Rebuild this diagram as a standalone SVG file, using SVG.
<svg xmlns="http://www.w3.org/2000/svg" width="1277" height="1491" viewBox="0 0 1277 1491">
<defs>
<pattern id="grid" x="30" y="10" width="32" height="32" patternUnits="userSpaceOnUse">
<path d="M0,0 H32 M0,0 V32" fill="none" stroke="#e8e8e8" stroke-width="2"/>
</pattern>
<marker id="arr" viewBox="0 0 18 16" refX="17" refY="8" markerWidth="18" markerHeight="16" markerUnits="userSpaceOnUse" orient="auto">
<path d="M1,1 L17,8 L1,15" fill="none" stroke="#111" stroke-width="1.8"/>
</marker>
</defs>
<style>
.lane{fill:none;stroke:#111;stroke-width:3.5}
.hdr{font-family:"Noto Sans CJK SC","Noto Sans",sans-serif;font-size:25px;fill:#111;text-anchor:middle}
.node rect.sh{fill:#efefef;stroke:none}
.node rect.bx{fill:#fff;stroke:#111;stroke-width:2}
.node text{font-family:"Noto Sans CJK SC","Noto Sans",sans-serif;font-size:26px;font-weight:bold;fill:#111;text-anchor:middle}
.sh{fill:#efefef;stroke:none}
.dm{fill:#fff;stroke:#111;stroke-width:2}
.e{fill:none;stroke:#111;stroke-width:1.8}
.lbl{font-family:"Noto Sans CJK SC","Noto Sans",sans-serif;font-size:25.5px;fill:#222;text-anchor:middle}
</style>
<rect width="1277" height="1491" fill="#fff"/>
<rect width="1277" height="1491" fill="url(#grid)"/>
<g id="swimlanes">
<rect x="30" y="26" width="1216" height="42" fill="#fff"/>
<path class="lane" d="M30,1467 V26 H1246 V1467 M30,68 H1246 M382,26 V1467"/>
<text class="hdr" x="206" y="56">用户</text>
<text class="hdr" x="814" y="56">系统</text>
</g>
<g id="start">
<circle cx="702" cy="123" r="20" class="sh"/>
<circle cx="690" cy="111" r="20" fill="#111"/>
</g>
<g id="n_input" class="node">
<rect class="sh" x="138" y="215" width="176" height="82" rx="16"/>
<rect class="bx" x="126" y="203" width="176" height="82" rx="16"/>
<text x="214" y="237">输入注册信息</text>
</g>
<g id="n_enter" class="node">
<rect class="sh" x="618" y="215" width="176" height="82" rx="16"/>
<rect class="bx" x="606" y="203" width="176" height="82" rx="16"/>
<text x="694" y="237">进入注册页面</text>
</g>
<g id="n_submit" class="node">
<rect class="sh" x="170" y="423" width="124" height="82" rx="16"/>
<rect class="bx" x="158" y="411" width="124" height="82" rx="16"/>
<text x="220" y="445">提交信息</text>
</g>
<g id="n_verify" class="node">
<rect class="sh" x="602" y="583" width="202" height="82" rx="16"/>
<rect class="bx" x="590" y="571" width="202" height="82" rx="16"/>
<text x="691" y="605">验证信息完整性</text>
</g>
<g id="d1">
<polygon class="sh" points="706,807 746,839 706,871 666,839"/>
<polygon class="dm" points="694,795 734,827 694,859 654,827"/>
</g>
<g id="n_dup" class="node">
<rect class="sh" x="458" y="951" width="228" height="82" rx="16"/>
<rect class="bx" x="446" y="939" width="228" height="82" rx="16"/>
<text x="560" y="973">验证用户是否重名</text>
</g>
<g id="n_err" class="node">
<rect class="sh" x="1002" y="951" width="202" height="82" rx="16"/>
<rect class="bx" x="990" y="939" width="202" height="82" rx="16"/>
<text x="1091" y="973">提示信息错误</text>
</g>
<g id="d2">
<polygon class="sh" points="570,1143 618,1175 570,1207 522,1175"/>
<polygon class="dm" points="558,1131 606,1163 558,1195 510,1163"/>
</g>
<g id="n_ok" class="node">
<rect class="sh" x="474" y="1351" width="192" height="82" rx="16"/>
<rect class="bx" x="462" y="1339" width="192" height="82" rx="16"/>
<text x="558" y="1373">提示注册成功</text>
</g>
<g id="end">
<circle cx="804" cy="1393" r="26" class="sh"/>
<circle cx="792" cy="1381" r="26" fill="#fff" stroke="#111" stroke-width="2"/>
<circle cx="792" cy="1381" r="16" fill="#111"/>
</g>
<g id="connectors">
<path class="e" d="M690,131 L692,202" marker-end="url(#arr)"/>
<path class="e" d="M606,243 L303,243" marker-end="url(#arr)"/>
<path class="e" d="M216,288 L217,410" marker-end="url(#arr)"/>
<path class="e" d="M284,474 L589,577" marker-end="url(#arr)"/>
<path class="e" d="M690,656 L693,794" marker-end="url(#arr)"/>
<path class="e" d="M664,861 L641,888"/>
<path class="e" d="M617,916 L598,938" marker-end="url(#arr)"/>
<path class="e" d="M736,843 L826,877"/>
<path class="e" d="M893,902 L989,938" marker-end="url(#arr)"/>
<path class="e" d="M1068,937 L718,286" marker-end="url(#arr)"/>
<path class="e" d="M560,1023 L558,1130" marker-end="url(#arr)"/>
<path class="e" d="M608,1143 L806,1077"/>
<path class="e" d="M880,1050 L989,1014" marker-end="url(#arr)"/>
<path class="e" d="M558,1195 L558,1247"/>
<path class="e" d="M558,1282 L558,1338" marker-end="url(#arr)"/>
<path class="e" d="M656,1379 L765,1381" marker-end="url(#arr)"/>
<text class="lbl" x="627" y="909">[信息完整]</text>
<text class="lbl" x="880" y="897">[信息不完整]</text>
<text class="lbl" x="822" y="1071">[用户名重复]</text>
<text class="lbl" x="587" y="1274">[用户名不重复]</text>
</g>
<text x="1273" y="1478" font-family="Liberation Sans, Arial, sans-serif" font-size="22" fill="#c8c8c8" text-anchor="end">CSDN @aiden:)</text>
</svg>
--
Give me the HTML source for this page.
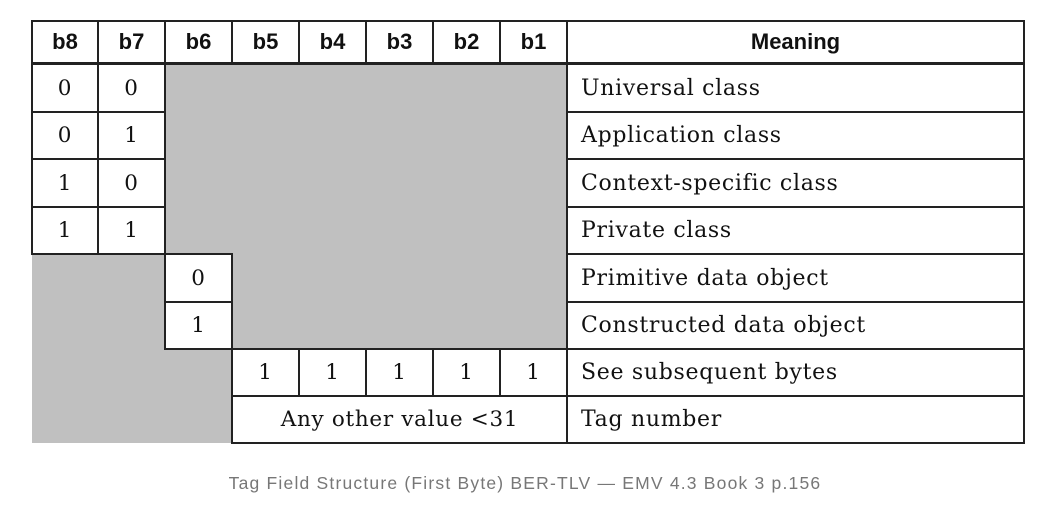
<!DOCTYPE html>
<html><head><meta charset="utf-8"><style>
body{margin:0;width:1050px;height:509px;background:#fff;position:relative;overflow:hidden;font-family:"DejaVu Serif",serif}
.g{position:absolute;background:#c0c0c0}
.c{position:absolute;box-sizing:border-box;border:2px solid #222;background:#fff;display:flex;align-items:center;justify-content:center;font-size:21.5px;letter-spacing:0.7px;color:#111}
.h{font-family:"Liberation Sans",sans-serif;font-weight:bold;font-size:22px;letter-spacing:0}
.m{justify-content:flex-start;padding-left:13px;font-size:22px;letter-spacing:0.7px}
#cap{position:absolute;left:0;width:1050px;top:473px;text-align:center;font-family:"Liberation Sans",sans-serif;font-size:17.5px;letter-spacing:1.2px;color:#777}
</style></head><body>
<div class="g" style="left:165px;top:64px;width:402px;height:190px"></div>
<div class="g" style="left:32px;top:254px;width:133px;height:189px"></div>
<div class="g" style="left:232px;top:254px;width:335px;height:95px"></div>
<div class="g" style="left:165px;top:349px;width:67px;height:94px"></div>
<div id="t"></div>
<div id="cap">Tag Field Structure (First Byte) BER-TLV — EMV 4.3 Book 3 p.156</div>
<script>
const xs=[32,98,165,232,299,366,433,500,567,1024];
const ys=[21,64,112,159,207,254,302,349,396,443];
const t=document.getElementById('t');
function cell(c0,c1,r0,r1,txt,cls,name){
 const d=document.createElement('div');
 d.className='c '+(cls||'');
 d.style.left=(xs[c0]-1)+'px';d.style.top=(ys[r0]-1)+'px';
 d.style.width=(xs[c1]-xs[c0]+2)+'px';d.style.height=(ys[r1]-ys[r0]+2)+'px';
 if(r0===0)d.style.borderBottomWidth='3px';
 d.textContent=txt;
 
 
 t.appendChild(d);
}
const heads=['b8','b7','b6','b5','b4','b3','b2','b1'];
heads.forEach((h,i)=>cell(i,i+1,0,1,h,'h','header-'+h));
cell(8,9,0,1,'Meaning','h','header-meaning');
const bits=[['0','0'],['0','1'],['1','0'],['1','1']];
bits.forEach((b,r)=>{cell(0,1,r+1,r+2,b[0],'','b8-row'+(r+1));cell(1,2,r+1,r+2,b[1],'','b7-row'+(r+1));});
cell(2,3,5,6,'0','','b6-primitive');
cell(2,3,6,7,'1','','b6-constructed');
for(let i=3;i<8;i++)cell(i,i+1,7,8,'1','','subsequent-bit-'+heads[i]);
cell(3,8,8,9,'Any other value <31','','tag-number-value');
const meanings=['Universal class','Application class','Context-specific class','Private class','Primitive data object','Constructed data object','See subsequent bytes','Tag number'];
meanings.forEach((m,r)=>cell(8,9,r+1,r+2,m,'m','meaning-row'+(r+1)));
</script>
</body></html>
...
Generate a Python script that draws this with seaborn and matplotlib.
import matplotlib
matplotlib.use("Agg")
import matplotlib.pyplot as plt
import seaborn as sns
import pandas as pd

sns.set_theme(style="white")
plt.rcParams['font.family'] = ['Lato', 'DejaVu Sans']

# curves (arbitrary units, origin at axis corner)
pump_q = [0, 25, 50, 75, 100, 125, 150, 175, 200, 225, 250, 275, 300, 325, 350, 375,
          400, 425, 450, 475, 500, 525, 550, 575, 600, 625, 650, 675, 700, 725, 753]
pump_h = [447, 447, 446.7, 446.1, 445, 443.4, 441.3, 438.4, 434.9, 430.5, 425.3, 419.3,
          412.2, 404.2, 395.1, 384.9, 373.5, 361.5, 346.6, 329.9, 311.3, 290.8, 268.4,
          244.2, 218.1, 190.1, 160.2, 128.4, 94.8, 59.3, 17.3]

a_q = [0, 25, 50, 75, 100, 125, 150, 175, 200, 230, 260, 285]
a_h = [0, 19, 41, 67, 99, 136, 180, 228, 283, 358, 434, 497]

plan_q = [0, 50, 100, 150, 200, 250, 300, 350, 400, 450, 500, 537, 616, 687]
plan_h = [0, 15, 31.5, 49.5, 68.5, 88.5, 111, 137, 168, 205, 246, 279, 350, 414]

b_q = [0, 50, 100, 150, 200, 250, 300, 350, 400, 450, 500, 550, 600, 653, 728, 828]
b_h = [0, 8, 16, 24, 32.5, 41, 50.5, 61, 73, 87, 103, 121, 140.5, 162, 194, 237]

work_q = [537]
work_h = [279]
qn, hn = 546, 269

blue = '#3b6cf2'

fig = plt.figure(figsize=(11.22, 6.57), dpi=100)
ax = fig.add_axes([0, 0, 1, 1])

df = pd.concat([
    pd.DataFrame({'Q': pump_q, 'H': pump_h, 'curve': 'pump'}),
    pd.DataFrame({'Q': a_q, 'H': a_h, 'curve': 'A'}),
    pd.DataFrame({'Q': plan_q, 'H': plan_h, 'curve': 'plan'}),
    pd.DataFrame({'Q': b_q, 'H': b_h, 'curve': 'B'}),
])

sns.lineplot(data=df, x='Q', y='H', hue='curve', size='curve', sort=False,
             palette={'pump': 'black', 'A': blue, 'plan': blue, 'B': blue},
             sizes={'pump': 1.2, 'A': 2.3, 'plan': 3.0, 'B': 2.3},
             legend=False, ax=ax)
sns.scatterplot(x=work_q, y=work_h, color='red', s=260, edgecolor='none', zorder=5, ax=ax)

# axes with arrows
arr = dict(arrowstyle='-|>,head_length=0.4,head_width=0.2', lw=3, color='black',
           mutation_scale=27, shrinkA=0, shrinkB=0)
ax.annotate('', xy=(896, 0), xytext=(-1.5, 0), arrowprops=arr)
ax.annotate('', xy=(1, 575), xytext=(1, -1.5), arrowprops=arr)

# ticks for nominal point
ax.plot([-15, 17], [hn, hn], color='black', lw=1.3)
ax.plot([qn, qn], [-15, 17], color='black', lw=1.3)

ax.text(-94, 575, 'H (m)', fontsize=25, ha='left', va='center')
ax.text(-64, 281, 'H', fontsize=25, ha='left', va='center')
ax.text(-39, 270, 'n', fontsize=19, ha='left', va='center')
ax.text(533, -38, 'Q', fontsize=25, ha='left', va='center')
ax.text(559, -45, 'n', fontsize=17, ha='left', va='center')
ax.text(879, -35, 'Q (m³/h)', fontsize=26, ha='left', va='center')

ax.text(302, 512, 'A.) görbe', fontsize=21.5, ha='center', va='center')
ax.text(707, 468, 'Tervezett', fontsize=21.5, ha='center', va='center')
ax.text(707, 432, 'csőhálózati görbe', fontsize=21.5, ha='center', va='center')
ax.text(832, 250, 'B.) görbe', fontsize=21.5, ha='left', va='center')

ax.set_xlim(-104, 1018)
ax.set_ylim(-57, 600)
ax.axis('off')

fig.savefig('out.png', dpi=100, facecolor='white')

Exercise task: Print the lines from the line with "Generate a Python" to the line with "edgecolor='none', zorder=5, ax=ax)" exactly, and print nothing else. Both of those lines are included.

Solution for this task:
Generate a Python script that draws this with seaborn and matplotlib.
import matplotlib
matplotlib.use("Agg")
import matplotlib.pyplot as plt
import seaborn as sns
import pandas as pd

sns.set_theme(style="white")
plt.rcParams['font.family'] = ['Lato', 'DejaVu Sans']

# curves (arbitrary units, origin at axis corner)
pump_q = [0, 25, 50, 75, 100, 125, 150, 175, 200, 225, 250, 275, 300, 325, 350, 375,
          400, 425, 450, 475, 500, 525, 550, 575, 600, 625, 650, 675, 700, 725, 753]
pump_h = [447, 447, 446.7, 446.1, 445, 443.4, 441.3, 438.4, 434.9, 430.5, 425.3, 419.3,
          412.2, 404.2, 395.1, 384.9, 373.5, 361.5, 346.6, 329.9, 311.3, 290.8, 268.4,
          244.2, 218.1, 190.1, 160.2, 128.4, 94.8, 59.3, 17.3]

a_q = [0, 25, 50, 75, 100, 125, 150, 175, 200, 230, 260, 285]
a_h = [0, 19, 41, 67, 99, 136, 180, 228, 283, 358, 434, 497]

plan_q = [0, 50, 100, 150, 200, 250, 300, 350, 400, 450, 500, 537, 616, 687]
plan_h = [0, 15, 31.5, 49.5, 68.5, 88.5, 111, 137, 168, 205, 246, 279, 350, 414]

b_q = [0, 50, 100, 150, 200, 250, 300, 350, 400, 450, 500, 550, 600, 653, 728, 828]
b_h = [0, 8, 16, 24, 32.5, 41, 50.5, 61, 73, 87, 103, 121, 140.5, 162, 194, 237]

work_q = [537]
work_h = [279]
qn, hn = 546, 269

blue = '#3b6cf2'

fig = plt.figure(figsize=(11.22, 6.57), dpi=100)
ax = fig.add_axes([0, 0, 1, 1])

df = pd.concat([
    pd.DataFrame({'Q': pump_q, 'H': pump_h, 'curve': 'pump'}),
    pd.DataFrame({'Q': a_q, 'H': a_h, 'curve': 'A'}),
    pd.DataFrame({'Q': plan_q, 'H': plan_h, 'curve': 'plan'}),
    pd.DataFrame({'Q': b_q, 'H': b_h, 'curve': 'B'}),
])

sns.lineplot(data=df, x='Q', y='H', hue='curve', size='curve', sort=False,
             palette={'pump': 'black', 'A': blue, 'plan': blue, 'B': blue},
             sizes={'pump': 1.2, 'A': 2.3, 'plan': 3.0, 'B': 2.3},
             legend=False, ax=ax)
sns.scatterplot(x=work_q, y=work_h, color='red', s=260, edgecolor='none', zorder=5, ax=ax)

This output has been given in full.